Ioannis Dekas, a father of four sons, became concerned after he found one of his boys had accessed pornography.
He said this was a wake-up call for him and his wife as parents, making them confront the potential danger to their son and the impact on them all as a family.
“In the two weeks leading up to this moment, we’d noticed a drastic change in his behaviour, withdrawal, a sense of anger towards his siblings, we could sense frustration in his life.”
When he and his wife talked to their son, they found he was under peer pressure to be familiar with the language of porn.
“What I don’t often hear is how to deal with this. What happens in your household when this happens? With the availability, it’s not a matter of if, but of when.”

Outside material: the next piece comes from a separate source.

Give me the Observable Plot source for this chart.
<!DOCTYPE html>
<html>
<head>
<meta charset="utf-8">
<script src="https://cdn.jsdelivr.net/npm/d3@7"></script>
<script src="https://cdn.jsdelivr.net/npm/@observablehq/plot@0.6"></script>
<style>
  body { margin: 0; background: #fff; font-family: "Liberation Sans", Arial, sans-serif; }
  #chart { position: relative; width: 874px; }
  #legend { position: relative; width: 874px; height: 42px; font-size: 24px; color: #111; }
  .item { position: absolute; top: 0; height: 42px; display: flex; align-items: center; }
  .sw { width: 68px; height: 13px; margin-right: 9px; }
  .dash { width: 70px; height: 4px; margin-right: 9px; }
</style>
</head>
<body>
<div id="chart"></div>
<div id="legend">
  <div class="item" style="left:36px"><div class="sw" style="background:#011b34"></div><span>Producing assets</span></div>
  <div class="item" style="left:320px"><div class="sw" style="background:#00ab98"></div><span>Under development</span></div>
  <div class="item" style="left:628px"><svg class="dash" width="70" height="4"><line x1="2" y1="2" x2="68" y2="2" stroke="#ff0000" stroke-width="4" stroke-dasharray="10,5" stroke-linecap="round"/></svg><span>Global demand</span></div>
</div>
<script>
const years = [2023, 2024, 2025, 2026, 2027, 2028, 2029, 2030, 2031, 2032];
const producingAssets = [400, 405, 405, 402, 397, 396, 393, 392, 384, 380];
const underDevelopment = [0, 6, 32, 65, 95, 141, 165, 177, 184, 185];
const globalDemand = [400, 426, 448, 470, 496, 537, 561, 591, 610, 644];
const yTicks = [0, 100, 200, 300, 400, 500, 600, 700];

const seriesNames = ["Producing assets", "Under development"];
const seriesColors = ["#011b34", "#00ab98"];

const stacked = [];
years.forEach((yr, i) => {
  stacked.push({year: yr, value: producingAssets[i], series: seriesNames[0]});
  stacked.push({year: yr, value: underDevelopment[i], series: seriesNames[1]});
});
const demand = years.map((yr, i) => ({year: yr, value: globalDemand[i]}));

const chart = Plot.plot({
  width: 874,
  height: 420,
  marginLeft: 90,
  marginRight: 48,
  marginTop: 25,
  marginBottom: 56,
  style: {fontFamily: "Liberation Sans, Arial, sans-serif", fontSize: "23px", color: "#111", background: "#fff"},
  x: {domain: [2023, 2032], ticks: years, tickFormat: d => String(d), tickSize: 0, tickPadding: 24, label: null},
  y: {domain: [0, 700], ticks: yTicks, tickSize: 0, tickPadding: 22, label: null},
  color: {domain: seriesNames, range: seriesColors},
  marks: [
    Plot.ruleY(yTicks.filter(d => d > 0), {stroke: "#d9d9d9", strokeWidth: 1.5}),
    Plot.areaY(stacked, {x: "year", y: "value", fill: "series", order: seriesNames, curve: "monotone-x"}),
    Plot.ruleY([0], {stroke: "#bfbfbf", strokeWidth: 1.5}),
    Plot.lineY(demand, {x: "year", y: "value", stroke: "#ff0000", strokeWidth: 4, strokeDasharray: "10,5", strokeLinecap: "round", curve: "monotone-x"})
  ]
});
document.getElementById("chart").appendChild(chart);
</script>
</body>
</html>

Mr Dekas wants the government to put in place the age verification requirements set out in part three of the Digital Economy Act – a law that was passed in 2017.

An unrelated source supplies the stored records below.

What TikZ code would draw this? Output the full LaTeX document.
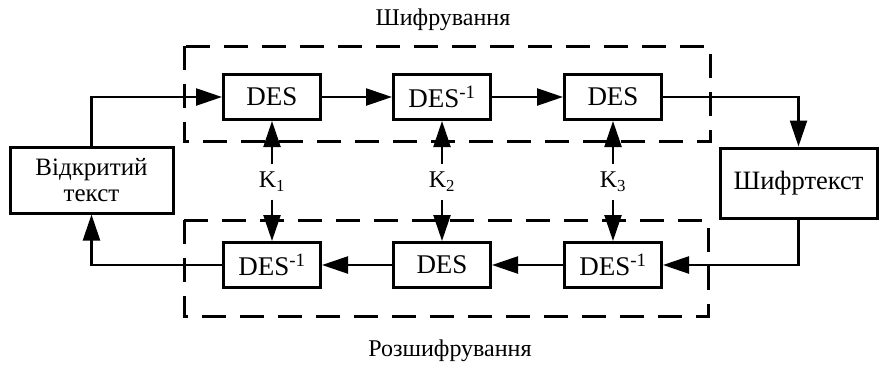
\documentclass[tikz,border=0pt]{standalone}
\usepackage{fontspec}
\setmainfont{Liberation Serif}
\usetikzlibrary{arrows.meta}
\begin{document}
\begin{tikzpicture}[x=1pt,y=-1pt,
  blk/.style={draw,line width=3pt,minimum height=45pt,minimum width=97pt,inner sep=0pt,font=\fontsize{27}{30}\selectfont},
  bigblk/.style={draw,line width=3pt,inner sep=0pt,align=center,font=\fontsize{25}{28}\selectfont},
  conn/.style={line width=2.4pt,-{Triangle[length=26pt,width=17pt]}},
  grp/.style={draw,line width=3pt,dash pattern=on 24pt off 14pt},
  klab/.style={inner sep=0pt,minimum height=35pt,font=\fontsize{24}{28}\selectfont},
  ttl/.style={inner sep=0pt,font=\fontsize{24}{28}\selectfont}]
\useasboundingbox (0,0) rectangle (879,365);
\draw[grp] (184,46) rectangle (710,141);
\draw[grp] (184,220) rectangle (708,316);
\node[ttl] (t1) at (443,20) {Шифрування};
\node[ttl] (t2) at (450,351) {Розшифрування};
\node[bigblk,minimum width=163pt,minimum height=66pt] (plain) at (91.5,180) {Відкритий\\[-2pt]текст};
\node[bigblk,minimum width=157pt,minimum height=70pt,font=\fontsize{26.5}{30}\selectfont] (cipher) at (798.5,183) {Шифртекст};
\node[blk] (e1) at (272,97) {DES};
\node[blk] (e2) at (442,97) {DES\textsuperscript{-1}};
\node[blk] (e3) at (613,97) {DES};
\node[blk] (d1) at (272,265) {DES\textsuperscript{-1}};
\node[blk] (d2) at (442,265) {DES};
\node[blk] (d3) at (613,265) {DES\textsuperscript{-1}};
\node[klab] (k1) at (272,182) {K\textsubscript{1}};
\node[klab] (k2) at (442,182) {K\textsubscript{2}};
\node[klab] (k3) at (613,182) {K\textsubscript{3}};
\draw[conn] (plain.north) |- (e1.west);
\draw[conn] (e1) -- (e2);
\draw[conn] (e2) -- (e3);
\draw[conn] (e3.east) -| (cipher.north);
\draw[conn] (cipher.south) |- (d3.east);
\draw[conn] (d3) -- (d2);
\draw[conn] (d2) -- (d1);
\draw[conn] (d1.west) -| (plain.south);
\foreach \k/\a/\b in {k1/e1/d1,k2/e2/d2,k3/e3/d3}{
  \draw[conn] (\k.north) -- (\a.south);
  \draw[conn] (\k.south) -- (\b.north);
}
\end{tikzpicture}
\end{document}
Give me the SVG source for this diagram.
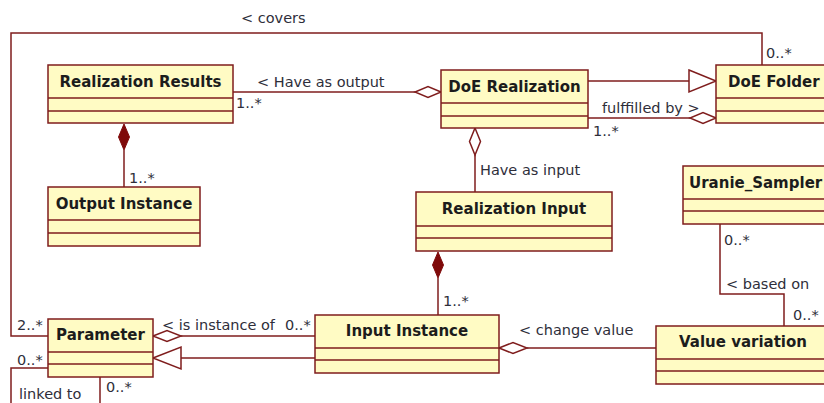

However, in 2019, the then Digital Secretary Nicky Morgan said the measures would no longer go ahead, with efforts instead focused on the government’s wider Online Harms Bill.
But Mr Dekas says that this bill still has to be brought before Parliament, and may be delayed if detailed regulations need to be drawn up.
In the meantime, children are being exposed to pornography, he says, when they could be protected using the Digital Economy Act’s full powers.
Mr Dekas is bringing the challenge jointly with 20-year-old University of Oxford student Ava Vakil, whose letter about what she described as a culture of sexual violence in some schools went viral online.
Ms Vakil told the BBC: “I think porn is everywhere, and growing up as a young woman I’ve seen the influence of that.
“I think young men are ingesting pornography online to an extent that people aren’t aware of.
“I’m sure everyone, and particularly young women, can look back on so many conversations they’ve had with boyfriends and male friends and think 100% it was impacted by porn.”
The Department for Digital, Culture, Media and Sport said it would not be appropriate to comment on legal proceedings.
A spokesman said the government was committed to protecting children from harmful content.
The legal action comes as research from City, University of London found many teenagers had seen porn.
Prof Neil Thurman conducted a survey of more than 1,000 16 and 17-year-olds in the UK, using a panel from the specialist market research company Youthsite.
While 63% said they came across porn on social media, 47% said they had also visited porn websites.
The research suggests the government’s approach of widening the range of legislation to more platforms is right, Prof Thurman said.
More worryingly, 46% had used technology that disguises identity when browsing online, such as a virtual private network, and which could allow evasion of age verification.
However, Prof Thurman said this was not a reason not to regulate access.
“It doesn’t mean we shouldn’t bring in legislation,” he said. “Firstly I think it would reduce accidental exposure, particularly for younger children and teenagers, and it does send a signal, not present at the moment, that they are accessing something inappropriate for their age group.”
Vanessa Morse, head of the Centre to End All Sexual Exploitation, said there was a “wealth of evidence” to show that viewing pornography led to harmful sexual attitudes and behaviours.
“The government’s own research, which it published this year, showed an association between porn consumption and real world violence against women. It’s no surprise considering one in eight porn videos contains sexual violence,” she said.
“Pornography has made violent acts in sex completely normalised.”
A new report by the internet safety body, Internet Matters, looking at children’s use of technology during lockdown has found that although the internet had a positive impact on how children learn and socialise, parents also reported a rise in the amount of online harms children experienced.
A survey of 2,000 parents in the UK in March this year suggests a 39% increase in the sharing of sexual images among children since January 2020.
Psychologist Dr Linda Papadopoulos, ambassador of Internet Matters, says “as children have come to rely on technology more than ever during the pandemic, and therefore spending sometimes several hours a day online, it also gives them increased exposure to all of the risks that go with it.”